By Kimberley Kao


Bilibili's shares were sharply higher in Hong Kong trading, lifted by risk-on appetite for technology stocks.

Shares of the Chinese video-streaming company were up 12% Monday afternoon at HK$93.00 (US$11.89), paring year-to-date losses to 0.3%.

Gains came as investors piled into Chinese internet names, lifting the Hang Seng Tech Index to a 2.8% gain against the benchmark index's 1.3% rise. JD.com and Meituan rose 6.9% and 5.4%, respectively.

Bocom International on Monday kept a buy rating on Bilibili, citing expectations that new titles could boost game revenue growth in the second half. Analyst Li Zhao said in a research note that advertising revenue "may maintain healthy growth on increase of ad inventory/construction of e-commerce related ecosystem."

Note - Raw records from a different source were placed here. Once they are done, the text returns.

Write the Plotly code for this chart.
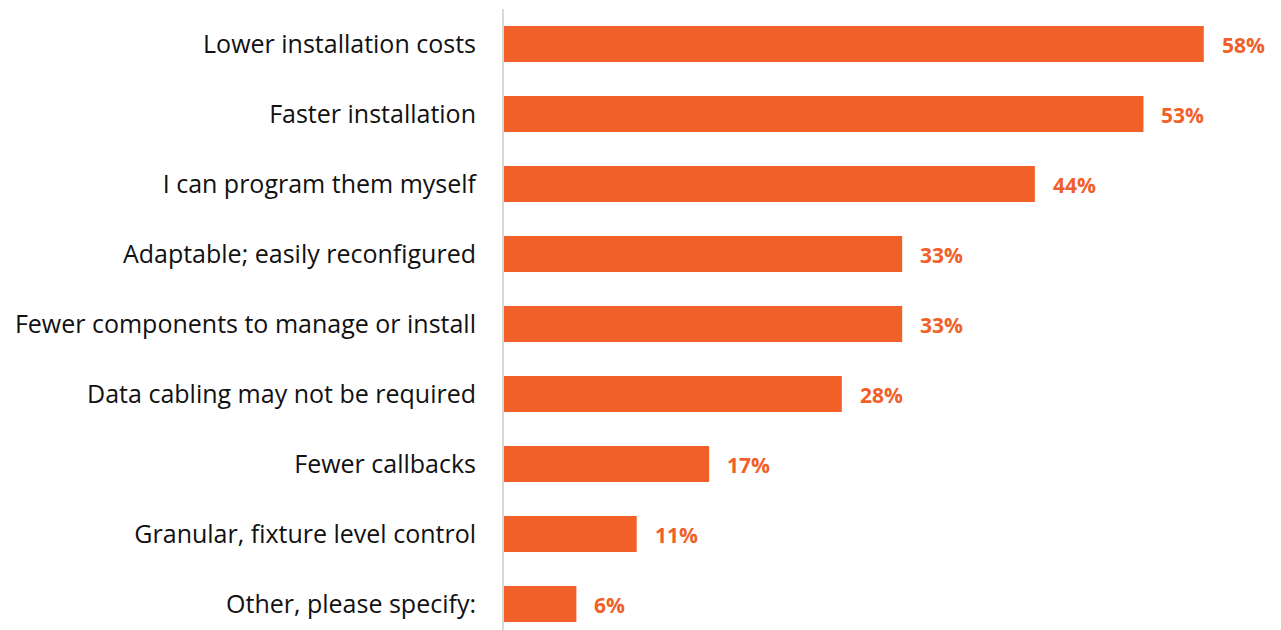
import plotly.graph_objects as go

categories = [
    "Lower installation costs",
    "Faster installation",
    "I can program them myself",
    "Adaptable; easily reconfigured",
    "Fewer components to manage or install",
    "Data cabling may not be required",
    "Fewer callbacks",
    "Granular, fixture level control",
    "Other, please specify:",
]
values = [58, 53, 44, 33, 33, 28, 17, 11, 6]
value_labels = [f"{v}%" for v in values]

BAR_COLOR = "#F26029"
FONT = "Open Sans, Noto Sans, sans-serif"

fig = go.Figure(
    go.Bar(
        x=values,
        y=categories,
        orientation="h",
        marker=dict(color=BAR_COLOR, line=dict(width=0)),
        hoverinfo="skip",
    )
)

for cat, v, lab in zip(categories, values, value_labels):
    fig.add_annotation(
        x=v, y=cat, text=f"<b>{lab}</b>", showarrow=False,
        xanchor="left", xshift=16, yshift=-1,
        font=dict(family=FONT, size=21, color=BAR_COLOR),
    )

fig.update_layout(
    width=1281, height=630,
    margin=dict(l=504, r=0, t=9, b=0),
    paper_bgcolor="white", plot_bgcolor="white",
    bargap=0.486,
    showlegend=False,
    font=dict(family=FONT, color="#111111"),
)
fig.update_xaxes(
    range=[0, 64.4], visible=False, fixedrange=True,
)
fig.update_yaxes(
    type="category",
    range=[8.37, -0.5],
    showline=True, linecolor="#D9D9D9", linewidth=2,
    showgrid=False, zeroline=False,
    ticks="", ticklabelstandoff=21,
    tickfont=dict(family=FONT, size=25, color="#111111"),
    fixedrange=True,
)

fig.write_html("out.html", config={"displayModeBar": False})
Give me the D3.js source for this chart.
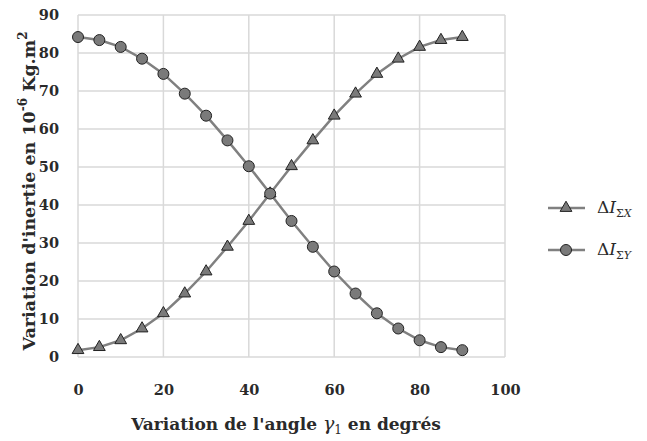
<!DOCTYPE html>
<html>
<head>
<meta charset="utf-8">
<script src="https://cdn.jsdelivr.net/npm/d3@7"></script>
<style>
  body { margin: 0; background: #fff; }
  text { font-family: "DejaVu Serif", serif; }
</style>
</head>
<body>
<svg id="chart" width="647" height="441"></svg>
<script>
// angle gamma1 (degrees)
var angles = [0, 5, 10, 15, 20, 25, 30, 35, 40, 45, 50, 55, 60, 65, 70, 75, 80, 85, 90];
// delta I sigma X (triangles)
var inertiaX = [1.8, 2.6, 4.4, 7.5, 11.5, 16.7, 22.5, 29.0, 35.8, 43.0, 50.2, 57.0, 63.5, 69.3, 74.5, 78.5, 81.6, 83.4, 84.2];
// delta I sigma Y (circles)
var inertiaY = [84.2, 83.4, 81.6, 78.5, 74.5, 69.3, 63.5, 57.0, 50.2, 43.0, 35.8, 29.0, 22.5, 16.7, 11.5, 7.5, 4.4, 2.6, 1.8];
var xTicks = [0, 20, 40, 60, 80, 100];
var yTicks = [0, 10, 20, 30, 40, 50, 60, 70, 80, 90];

var svg = d3.select("#chart");
var margin = { left: 78, top: 15, right: 142, bottom: 84 };
var W = 647 - margin.left - margin.right;
var H = 441 - margin.top - margin.bottom;

var x = d3.scaleLinear().domain([0, 100]).range([0, W]);
var y = d3.scaleLinear().domain([0, 90]).range([H, 0]);

var g = svg.append("g").attr("transform", `translate(${margin.left},${margin.top})`);

// grille
g.selectAll(".hg").data(yTicks).enter().append("line")
  .attr("x1", 0).attr("x2", W)
  .attr("y1", d => y(d)).attr("y2", d => y(d))
  .attr("stroke", "#d9d9d9").attr("stroke-width", 1.5);
g.selectAll(".vg").data(xTicks).enter().append("line")
  .attr("y1", 0).attr("y2", H)
  .attr("x1", d => x(d)).attr("x2", d => x(d))
  .attr("stroke", "#d9d9d9").attr("stroke-width", 1.5);

// axes (labels only)
var ax = g.append("g").attr("transform", `translate(0,${H})`)
  .call(d3.axisBottom(x).tickValues(xTicks).tickSize(0).tickPadding(28));
var ay = g.append("g")
  .call(d3.axisLeft(y).tickValues(yTicks).tickSize(0).tickPadding(19));
[ax, ay].forEach(a => {
  a.select(".domain").remove();
  a.selectAll("text").attr("font-family", "DejaVu Serif").attr("font-weight", "bold")
    .attr("font-size", 14.5).attr("fill", "#2a2a2a");
});

// séries
var line = d3.line().x((d, i) => x(angles[i])).y(d => y(d));
[inertiaX, inertiaY].forEach(s => {
  g.append("path").datum(s).attr("fill", "none")
    .attr("stroke", "#808080").attr("stroke-width", 2.5).attr("d", line);
});

var tri = d3.symbol().type(d3.symbolTriangle).size(60);
g.selectAll(".tri").data(inertiaX).enter().append("path")
  .attr("d", tri)
  .attr("transform", (d, i) => `translate(${x(angles[i])},${y(d)})`)
  .attr("fill", "#7a7a7a").attr("stroke", "#222").attr("stroke-width", 1);
g.selectAll(".circ").data(inertiaY).enter().append("circle")
  .attr("cx", (d, i) => x(angles[i])).attr("cy", d => y(d)).attr("r", 5.5)
  .attr("fill", "#7a7a7a").attr("stroke", "#222").attr("stroke-width", 1);

// titres
svg.append("text")
  .attr("x", 286).attr("y", 430)
  .attr("text-anchor", "middle").attr("font-weight", "bold").attr("font-size", 17).attr("fill", "#2a2a2a")
  .html('Variation de l\'angle  <tspan font-style="italic" font-weight="normal" font-size="19">γ</tspan><tspan font-size="12" font-weight="normal" dy="4">1</tspan><tspan dy="-4"> en degrés</tspan>');

svg.append("text")
  .attr("transform", `translate(35,191) rotate(-90)`)
  .attr("text-anchor", "middle").attr("font-weight", "bold").attr("font-size", 17.5).attr("fill", "#2a2a2a")
  .html('Variation d\'inertie en 10<tspan font-size="12" dy="-8">-6</tspan><tspan dy="8"> Kg.m</tspan><tspan font-size="12" dy="-8">2</tspan>');

// légende
var legend = [
  { name: "X", shape: "tri", ly: 208 },
  { name: "Y", shape: "circ", ly: 250 }
];
legend.forEach(l => {
  svg.append("line").attr("x1", 548).attr("x2", 585).attr("y1", l.ly).attr("y2", l.ly)
    .attr("stroke", "#808080").attr("stroke-width", 2.5);
  if (l.shape === "tri") {
    svg.append("path").attr("d", tri).attr("transform", `translate(566,${l.ly})`)
      .attr("fill", "#7a7a7a").attr("stroke", "#222");
  } else {
    svg.append("circle").attr("cx", 566).attr("cy", l.ly).attr("r", 5.5)
      .attr("fill", "#7a7a7a").attr("stroke", "#222");
  }
  svg.append("text").attr("x", 597).attr("y", l.ly + 5).attr("font-size", 17).attr("fill", "#2a2a2a")
    .html('Δ<tspan font-style="italic">I</tspan><tspan font-size="11" dy="4">Σ<tspan font-style="italic">' + l.name + '</tspan></tspan>');
});
</script>
</body>
</html>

Bilibili last week reported a rise in quarterly revenue on the back of better advertising and livestreaming performance, and said it expects to break even at the operating level in the third quarter.

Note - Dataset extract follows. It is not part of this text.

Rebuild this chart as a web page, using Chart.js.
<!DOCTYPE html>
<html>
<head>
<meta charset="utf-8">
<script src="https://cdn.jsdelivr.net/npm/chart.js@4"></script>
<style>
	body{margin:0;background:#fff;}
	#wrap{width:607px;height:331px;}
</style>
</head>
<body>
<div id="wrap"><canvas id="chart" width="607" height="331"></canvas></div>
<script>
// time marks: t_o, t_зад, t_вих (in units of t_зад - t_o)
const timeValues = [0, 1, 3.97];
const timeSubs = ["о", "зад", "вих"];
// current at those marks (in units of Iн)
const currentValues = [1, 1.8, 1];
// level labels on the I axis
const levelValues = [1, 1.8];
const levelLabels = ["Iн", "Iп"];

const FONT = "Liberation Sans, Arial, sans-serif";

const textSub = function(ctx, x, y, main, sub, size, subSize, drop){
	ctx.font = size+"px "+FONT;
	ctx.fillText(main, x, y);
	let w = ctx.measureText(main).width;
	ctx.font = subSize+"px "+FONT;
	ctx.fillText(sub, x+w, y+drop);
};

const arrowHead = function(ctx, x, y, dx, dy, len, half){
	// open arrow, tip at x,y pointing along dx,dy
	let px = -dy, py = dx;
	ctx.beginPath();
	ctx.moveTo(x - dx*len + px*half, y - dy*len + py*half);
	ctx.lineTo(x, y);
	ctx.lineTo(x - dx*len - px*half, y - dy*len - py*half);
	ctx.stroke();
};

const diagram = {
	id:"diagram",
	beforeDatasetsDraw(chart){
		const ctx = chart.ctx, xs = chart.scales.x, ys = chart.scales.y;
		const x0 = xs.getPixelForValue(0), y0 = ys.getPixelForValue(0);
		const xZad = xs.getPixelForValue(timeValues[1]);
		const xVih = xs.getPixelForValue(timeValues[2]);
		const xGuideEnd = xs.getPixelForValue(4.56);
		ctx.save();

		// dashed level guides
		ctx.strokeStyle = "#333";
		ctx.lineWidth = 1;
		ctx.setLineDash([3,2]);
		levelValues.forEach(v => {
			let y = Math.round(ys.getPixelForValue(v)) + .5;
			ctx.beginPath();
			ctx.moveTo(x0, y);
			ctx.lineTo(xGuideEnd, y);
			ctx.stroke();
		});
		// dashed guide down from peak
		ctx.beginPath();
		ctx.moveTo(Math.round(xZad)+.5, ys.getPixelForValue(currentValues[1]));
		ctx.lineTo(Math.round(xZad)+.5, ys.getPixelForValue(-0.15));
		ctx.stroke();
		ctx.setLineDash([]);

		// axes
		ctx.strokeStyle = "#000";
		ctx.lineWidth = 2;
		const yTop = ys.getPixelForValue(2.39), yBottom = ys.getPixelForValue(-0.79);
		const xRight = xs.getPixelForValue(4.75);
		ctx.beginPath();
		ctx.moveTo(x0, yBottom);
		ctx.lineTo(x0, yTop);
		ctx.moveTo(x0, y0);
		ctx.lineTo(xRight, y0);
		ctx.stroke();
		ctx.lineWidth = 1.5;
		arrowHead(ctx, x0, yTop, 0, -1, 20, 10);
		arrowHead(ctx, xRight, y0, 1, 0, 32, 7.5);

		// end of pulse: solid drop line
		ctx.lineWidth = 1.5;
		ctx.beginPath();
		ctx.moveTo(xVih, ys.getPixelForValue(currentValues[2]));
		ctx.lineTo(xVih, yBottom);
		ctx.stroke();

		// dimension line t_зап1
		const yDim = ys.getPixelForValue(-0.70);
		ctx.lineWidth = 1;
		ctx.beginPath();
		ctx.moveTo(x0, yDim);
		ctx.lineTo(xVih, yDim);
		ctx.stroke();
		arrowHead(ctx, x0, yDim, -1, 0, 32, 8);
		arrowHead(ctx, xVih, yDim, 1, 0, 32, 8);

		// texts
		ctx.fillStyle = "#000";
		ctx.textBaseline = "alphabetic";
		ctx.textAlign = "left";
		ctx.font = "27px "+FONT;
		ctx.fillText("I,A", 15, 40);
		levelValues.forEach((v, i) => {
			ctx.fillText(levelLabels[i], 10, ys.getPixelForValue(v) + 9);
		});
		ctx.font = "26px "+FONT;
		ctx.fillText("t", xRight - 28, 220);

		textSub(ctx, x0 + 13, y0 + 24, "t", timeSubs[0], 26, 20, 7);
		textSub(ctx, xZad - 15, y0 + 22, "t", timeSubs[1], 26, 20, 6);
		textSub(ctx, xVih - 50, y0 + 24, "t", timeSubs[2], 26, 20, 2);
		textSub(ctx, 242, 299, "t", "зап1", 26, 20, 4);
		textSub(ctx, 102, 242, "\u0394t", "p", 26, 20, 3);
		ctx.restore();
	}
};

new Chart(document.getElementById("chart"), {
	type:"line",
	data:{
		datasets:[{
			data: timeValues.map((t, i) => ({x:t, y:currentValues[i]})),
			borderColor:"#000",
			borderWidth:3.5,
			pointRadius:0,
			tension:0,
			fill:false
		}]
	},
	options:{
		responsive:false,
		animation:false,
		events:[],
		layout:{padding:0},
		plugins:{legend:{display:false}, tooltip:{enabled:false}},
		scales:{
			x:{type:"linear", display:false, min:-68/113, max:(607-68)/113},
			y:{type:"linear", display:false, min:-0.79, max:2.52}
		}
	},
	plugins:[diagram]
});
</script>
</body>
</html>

Not everyone is bullish on shares given weakness in the company's online-games business, a segment that accounted for nearly a fifth of revenue in 2023.

Citi analyst Brian Gong downgraded his rating on Bilibili's American depositary receipts to neutral from buy, saying in a research note that "decent momentum" in livestreaming operations is unlikely to spark much optimism overall given the regulatory environment, coupled with the lackluster performance seen in gaming. Gong lowered his target price on the ADRs to US$12.50 from US$18.00 to reflect a likely softer performance for the gaming unit.

Nomura analysts Jialong Shi and Rachel Guo said the gaming business remains a "weak link."

"We [have] yet to see a possible inflection on the horizon for its gaming business," they wrote in a research note. Nomura kept a neutral rating on the ADRs and lowered its target price to US$11.80 from US$13.00, reflecting a lower 2024 revenue forecast for the unit.

Jefferies analysts wrote in a note that they expect a "positive virtuous cycle" for Bilibili due to user growth and projected profitability "backed by quality content." The company did well in executing the diversification of its revenue stream to non-gaming units such as advertising, which will be a key growth driver for 2024, the analysts said.

Jefferies said that revenue growth for the company's gaming unit will be dependent on the release of new titles, but noted that overall, Bilibili should be well-placed to "capture the long-term trend in the Gen Z entertainment market."